Module with all classes and methods to manage a MLOps Dataset

MLOpsDataset#

class mlops_codex.dataset.MLOpsDataset(login: str, password: str, base_url: str, hash: str, dataset_name: str, group: str)[source]#

Bases: object

Dataset class to represent mlops dataset.

Parameters:

login (str) – Login for authenticating with the client.
password (str) – Password for authenticating with the client.
base_url (str) – URL to MLOps Server. Default value is https://neomaril.datarisk.net, use it to test your deployment first before changing to production. You can also use the env variable MLOPS_URL to set this
hash (str) – Dataset hash to download.
dataset_name (str) – Name of the dataset.
group (str) – Name of the group where we will search the dataset
origin (str) – Origin of the dataset. It can be “Training”, “Preprocessing”, “Datasource” or “Model”

base_url: str#

dataset_name: str#

download(path: str | None = './', filename: str | None = 'dataset') → None[source]#

Download a dataset from mlops. The dataset will be a csv or parquet file.

Parameters:

path (str, optional) – Path to the downloaded dataset. Defaults to ‘./’.
filename (str, optional) – Name of the downloaded dataset. Defaults to ‘dataset.zip’.

Raises:

AuthenticationError – Raised if there is an authentication issue.
DatasetNotFoundError – Raised if there is no dataset with the given name.
ServerError – Raised if the server encounters an issue.

group: str#

hash: str#

login: str#

password: str#

MLOpsDatasetClient#

class mlops_codex.dataset.MLOpsDatasetClient(login: str | None = None, password: str | None = None, tenant: str | None = None, url: str | None = None)[source]#

Bases: BaseMLOpsClient

Class to operate actions in a dataset.

Parameters:

login (str) – Login for authenticating with the client. You can also use the env variable MLOPS_USER to set this
password (str) – Password for authenticating with the client. You can also use the env variable MLOPS_PASSWORD to set this
url (str) – URL to MLOps Server. Default value is https://neomaril.datarisk.net, use it to test your deployment first before changing to production. You can also use the env variable MLOPS_URL to set this

delete(group: str, dataset_hash: str) → None[source]#

Delete the dataset on mlops. Pay attention when doing this action, it is irreversible!

Parameters:

group (str) – Group to delete.
dataset_hash (str) – Dataset hash to delete.

Example

>>> dataset.delete()

list_datasets(*, origin: str | None = None, origin_id: int | None = None, datasource_name: str | None = None, group: str | None = None) → None[source]#

List datasets from datasources.

Parameters:

origin (Optional[str]) – Origin of a dataset.
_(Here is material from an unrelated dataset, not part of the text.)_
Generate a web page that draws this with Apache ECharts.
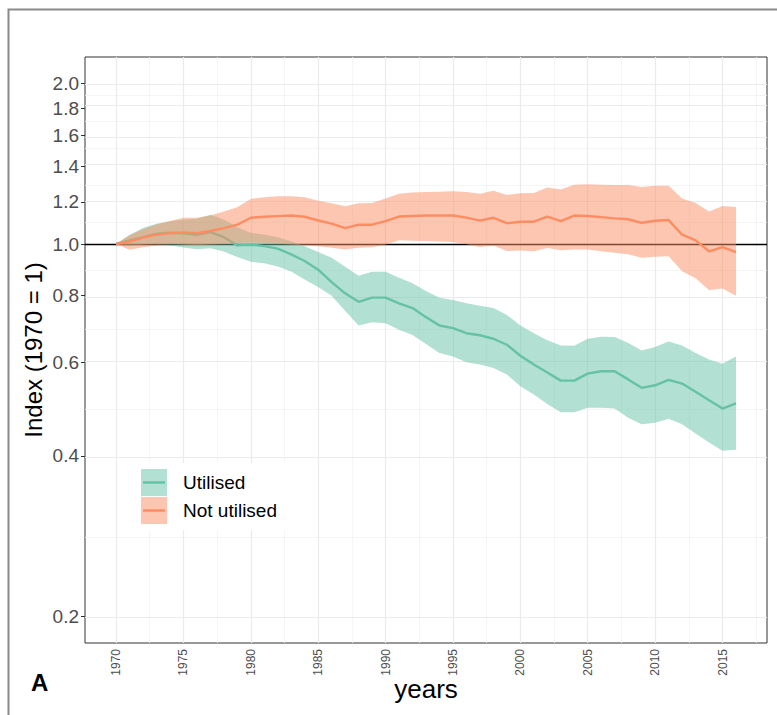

It can be “Training”, “Preprocessing”, “Datasource” or “Model”
origin_id (Optional[str]) – Integer that represents the id of a dataset, given an origin
datasource_name (Optional[str]) – Name of the datasource
group (Optional[str]) – Name of the group where we will search the dataset

Example

>>> dataset.list_datasets()

load_dataset(dataset_hash: str)[source]#